Enter lower elementary, a.k.a. our bean planters. 

Their job was to “build” the walls.  Okay, maybe not actually build but certainly plant the seeds for future “wall” growth.  And we want our walls to be dense so don’t be shy kids–plant as many as you can!

This bean fort is going to be really cool.  Almost private, like a real hideaway.  And it will fit a good 5-10 kids!  “Party in the fort1!” Depending upon their size and agreeability, of course.  Better yet, won’t this make for a great photo opportunity?

We think so and since we plan to hang out a bit, we want it to be comfortable.  What’s more comfy than a hay covered floor? 

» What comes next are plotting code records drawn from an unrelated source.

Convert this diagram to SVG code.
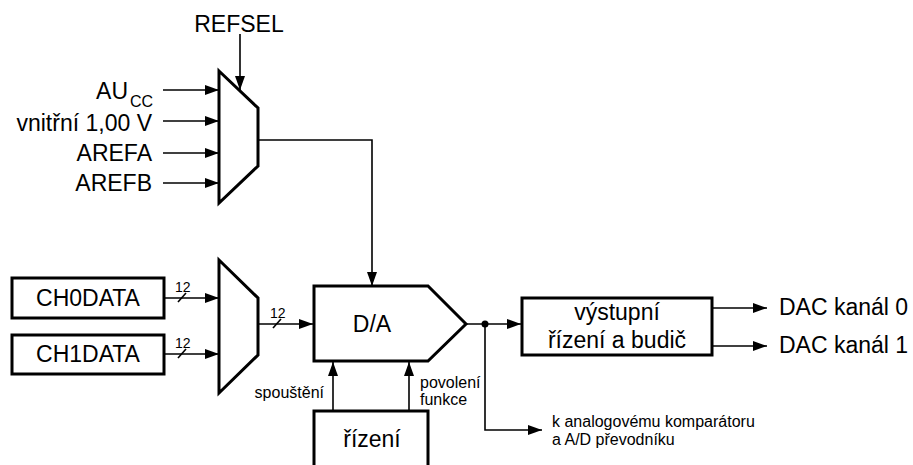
<svg xmlns="http://www.w3.org/2000/svg" width="913" height="465" viewBox="0 0 913 465">
  <defs>
    <marker id="arrow" viewBox="0 0 14 10" refX="14" refY="5" markerWidth="14" markerHeight="10" markerUnits="userSpaceOnUse" orient="auto">
      <path d="M0,0 L14,5 L0,10 z" fill="#000"/>
    </marker>
    <style>
      .blk { fill: #fff; stroke: #000; stroke-width: 3; stroke-linejoin: miter; }
      .wire { fill: none; stroke: #000; stroke-width: 1.6; }
      .arr { marker-end: url(#arrow); }
      .big { font-family: "Liberation Sans", Arial, sans-serif; font-size: 23px; fill: #000; }
      .sub { font-family: "Liberation Sans", Arial, sans-serif; font-size: 16px; fill: #000; }
      .small { font-family: "Liberation Sans", Arial, sans-serif; font-size: 16px; fill: #000; }
      .bus { font-family: "Liberation Sans", Arial, sans-serif; font-size: 14px; fill: #000; }
    </style>
  </defs>

  <rect width="913" height="465" fill="#fff"/>

  <!-- connectors -->
  <g id="connectors">
    <line class="wire arr" x1="240" y1="34" x2="240" y2="90"/>
    <line class="wire arr" x1="163" y1="90" x2="219" y2="90"/>
    <line class="wire arr" x1="163" y1="121" x2="219" y2="121"/>
    <line class="wire arr" x1="163" y1="153" x2="219" y2="153"/>
    <line class="wire arr" x1="163" y1="183" x2="219" y2="183"/>
    <polyline class="wire arr" points="258,140 372,140 372,286"/>

    <line class="wire arr" x1="164" y1="298" x2="219" y2="298"/>
    <line class="wire arr" x1="164" y1="354" x2="219" y2="354"/>
    <line class="wire arr" x1="258" y1="324" x2="313" y2="324"/>
    <!-- bus width ticks -->
    <line class="wire" x1="178" y1="302" x2="186" y2="293"/>
    <line class="wire" x1="178" y1="358" x2="186" y2="349"/>
    <line class="wire" x1="273" y1="328" x2="281" y2="319"/>
    <text class="bus" x="175" y="292">12</text>
    <text class="bus" x="175" y="348">12</text>
    <text class="bus" x="270" y="318">12</text>

    <line class="wire arr" x1="333" y1="411" x2="333" y2="362"/>
    <line class="wire arr" x1="409" y1="411" x2="409" y2="362"/>

    <line class="wire arr" x1="466" y1="324" x2="521" y2="324"/>
    <polyline class="wire arr" points="485,324 485,430 542,430"/>
    <circle cx="485" cy="324" r="3.5" fill="#000"/>

    <line class="wire arr" x1="712" y1="308" x2="767" y2="308"/>
    <line class="wire arr" x1="712" y1="346" x2="767" y2="346"/>
  </g>

  <!-- reference selector -->
  <g id="refsel">
    <text class="big" x="239" y="32" text-anchor="middle">REFSEL</text>
  </g>
  <g id="ref-inputs">
    <text class="big" x="128" y="99" text-anchor="end">AU</text>
    <text class="sub" x="130" y="107">CC</text>
    <text class="big" x="152" y="131" text-anchor="end">vnitřní 1,00 V</text>
    <text class="big" x="152" y="161" text-anchor="end">AREFA</text>
    <text class="big" x="152" y="191" text-anchor="end">AREFB</text>
  </g>
  <g id="ref-mux">
    <polygon class="blk" points="219,71 258,108 258,166 219,203"/>
  </g>

  <!-- data registers -->
  <g id="ch0data">
    <rect class="blk" x="12" y="278" width="152" height="40"/>
    <text class="big" x="88" y="306" text-anchor="middle">CH0DATA</text>
  </g>
  <g id="ch1data">
    <rect class="blk" x="12" y="335" width="152" height="39"/>
    <text class="big" x="88" y="362" text-anchor="middle">CH1DATA</text>
  </g>
  <g id="data-mux">
    <polygon class="blk" points="219,260 258,298 258,355 219,393"/>
  </g>

  <!-- converter -->
  <g id="dac">
    <polygon class="blk" points="314,286 428,286 466,324 428,361 314,361"/>
    <text class="big" x="372" y="332" text-anchor="middle">D/A</text>
  </g>

  <!-- control -->
  <g id="control">
    <path class="blk" d="M314,470 V411 H428 V470"/>
    <text class="big" x="372" y="447" text-anchor="middle">řízení</text>
  </g>
  <g id="control-labels">
    <text class="small" x="324" y="398" text-anchor="end">spouštění</text>
    <text class="small" x="420" y="388">povolení</text>
    <text class="small" x="420" y="405">funkce</text>
  </g>

  <!-- output stage -->
  <g id="output">
    <rect class="blk" x="522" y="298" width="190" height="57"/>
    <text class="big" x="617" y="320" text-anchor="middle">výstupní</text>
    <text class="big" x="617" y="348" text-anchor="middle">řízení a budič</text>
  </g>
  <g id="dac-outputs">
    <text class="big" x="779" y="315">DAC kanál 0</text>
    <text class="big" x="779" y="353">DAC kanál 1</text>
  </g>
  <g id="comparator-note">
    <text class="small" x="552" y="427">k analogovému komparátoru</text>
    <text class="small" x="552" y="445">a A/D převodníku</text>
  </g>
</svg>
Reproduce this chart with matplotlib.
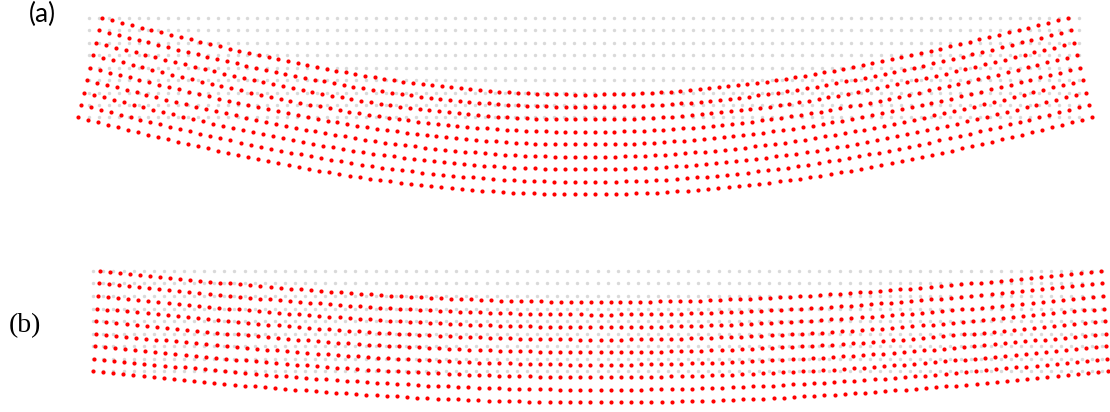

Awesome.  And more than beautiful, our bean fort will be edible. 

 Yep.  Green beans will be hanging within our reach.  Organic green beans.  Yum. Pluck em, peel em, plop em in! 

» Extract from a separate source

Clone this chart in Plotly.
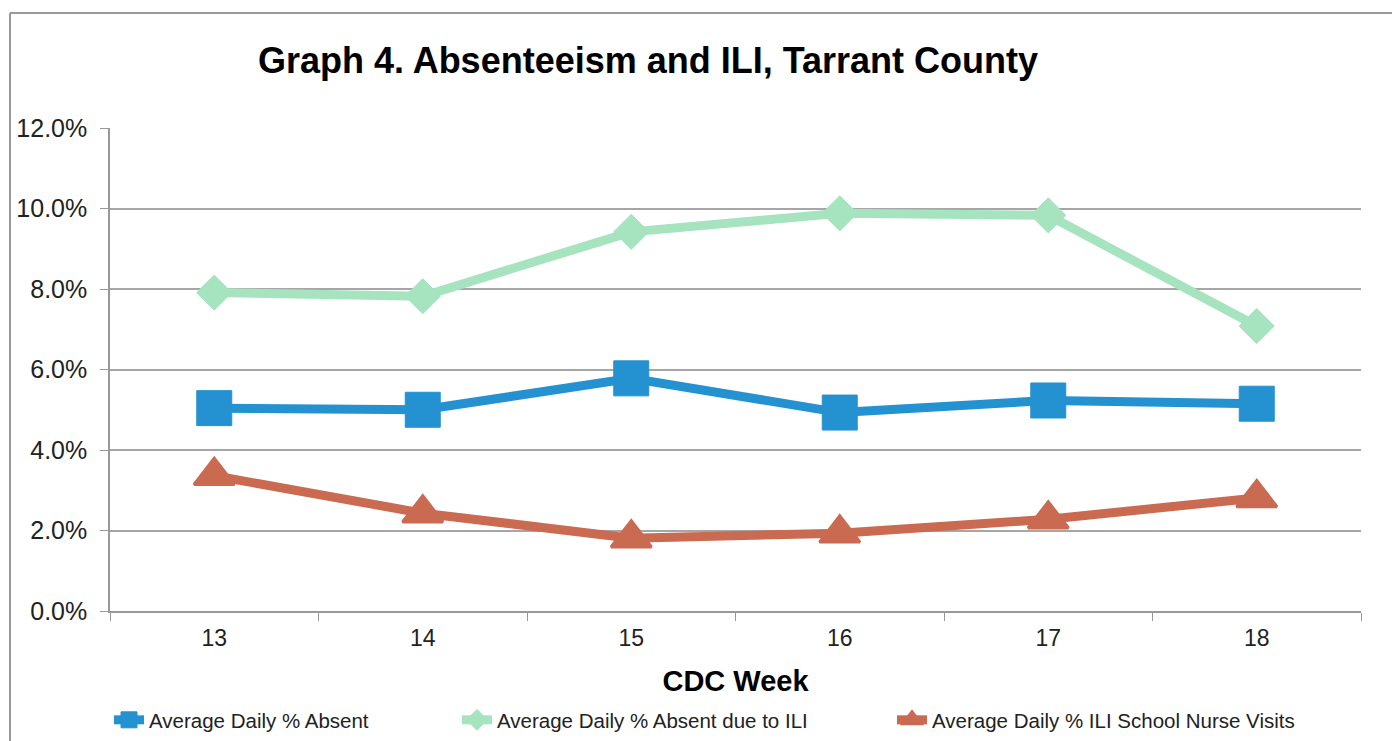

But that’s not all we did this week!  Upper elementary planted tomatoes.  And because they’re experts in the garden, they know plants need nutrients to grow full and lush and were sure to include them. 

What do tomatoes need? Epsom salts and eggshells!  Or magnesium sulfate and calcium for you non-gardener types.

Blossom-end rot (ugly black spots) on our tomatoes can be due to a lack of calcium.  And nobody wants to eat rot spots.  But we also like BIG tomatoes so we included magnesium sulfate because magnesium helps chlorophyll formation while sulfate aids in strong healthy cell development. 

 And we do look forward to our plump red tomatoes.  Makes sense to give them the best start we can.  Besides, handling crinkly eggshells (pre-cleaned) and crystallized Epsom salt is kinda neat.  

So what do you think?  Need a bean fort in your neck of the woods?  It’s easy to do, great fun and will be the oh-so-popular place to be! 

The hardest part will be waiting for it to fill in… 🙂

Oh, and lower elementary will be keeping a journal on the entire process, sort of our “record keepers” for the project.  Love teamwork.  But we are a community of gardeners and gardeners enjoy sharing the adventure!